Personal information
- Date of birth: July 22, 1988 (age 36)
- Place of birth: Ferndale, Washington, United States
- Height: 5 ft 7 in (1.70 m)
- Position(s): Forward

Youth career
- 2005–2006: University of Colorado
- 2007–2008: College of Charleston

Senior career*
- Years: Team / Apps / (Gls)
- 2009–2012: Fortuna Hjørring / ? / (?)
- 2012: Seattle Sounders Women / 5 / (2)
- 2012–2013: AS Saint-Étienne / 8 / (0)
- 2013: Stjarnan Women (Iceland) / 8 / (2)
- 2015: Seattle Sounders Women / ? / (?)

= Megan Manthey =

American soccer player

Megan Manthey (born July 22, 1988) is a professional American soccer midfielder who has played for the Seattle Sounders Women of the United Soccer Leagues W-League among other teams in Europe, most recently Stjarnan, Iceland.

==Personal life==
Megan's hometown is Ferndale, Washington. She played high school soccer at IMG Academy while attending The Pendleton School located in Bradenton, Florida.

==Soccer career==
Manthey played with teams internationally in France and most recently in Iceland.
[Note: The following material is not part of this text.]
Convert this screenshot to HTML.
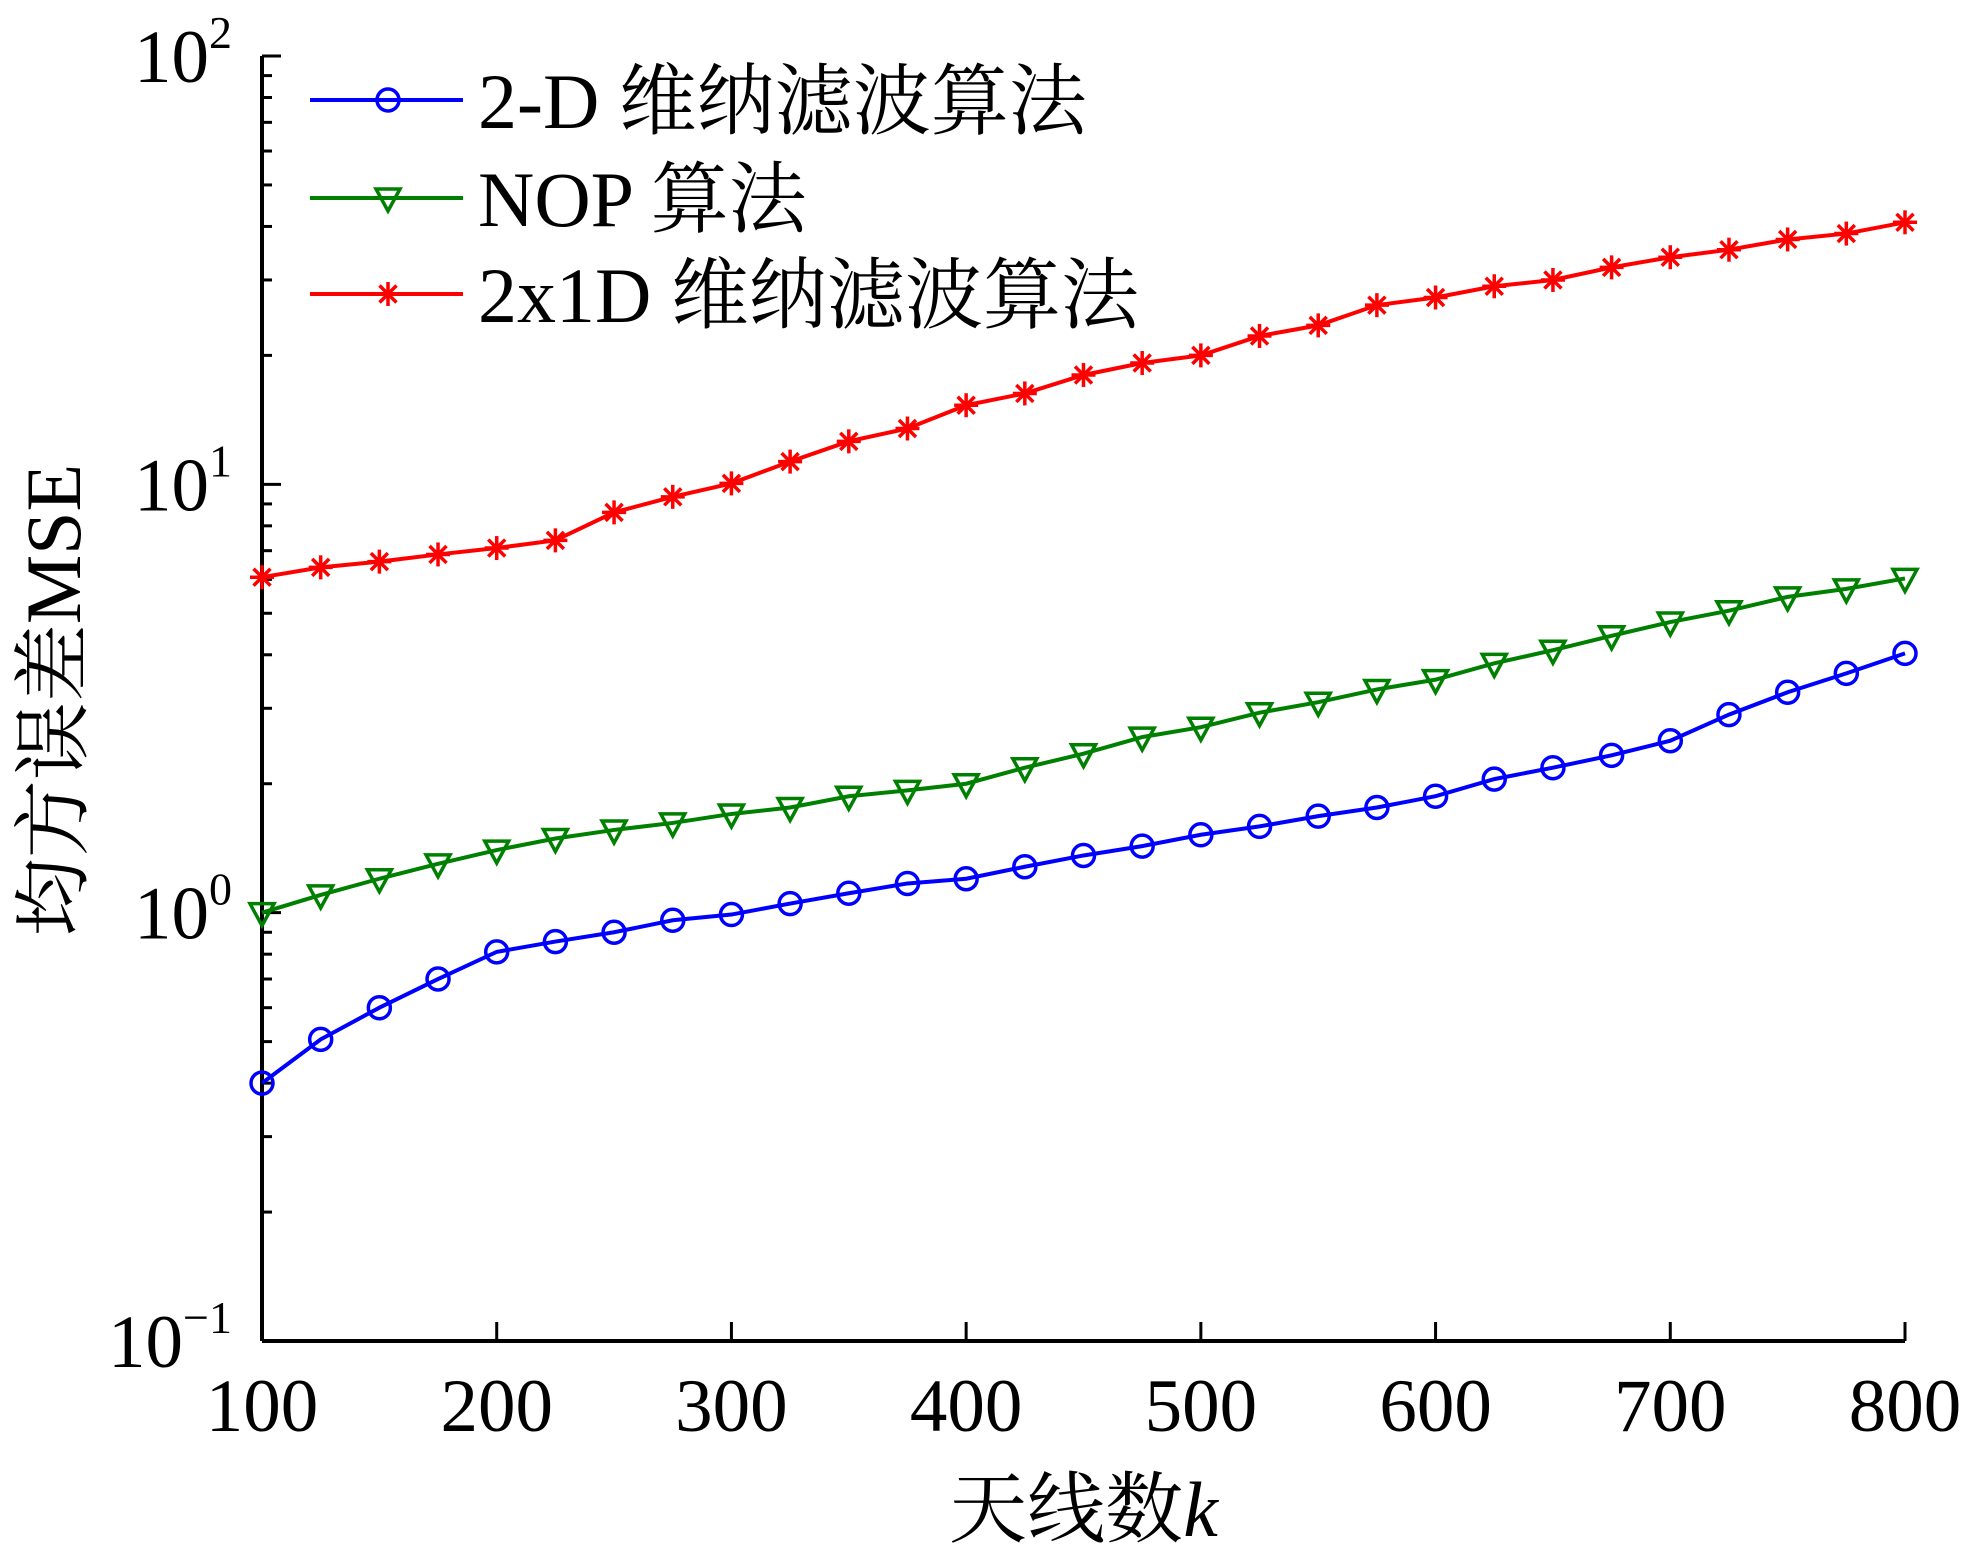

She played with the Seattle Sounders Women for the 2012 season. Previously, Manthey played in 61 matches for Fortuna Hjørring in Denmark. Manthey helped Fortuna Hjørring to the Danish Championship in 2009, 2010, and 2011. She played Division I soccer for University of Colorado and College of Charleston. While with College of Charleston she was an All-Southern Conference selection. She scored 14 goals and 6 assists in 21 games for the 2008 season with the Cougars.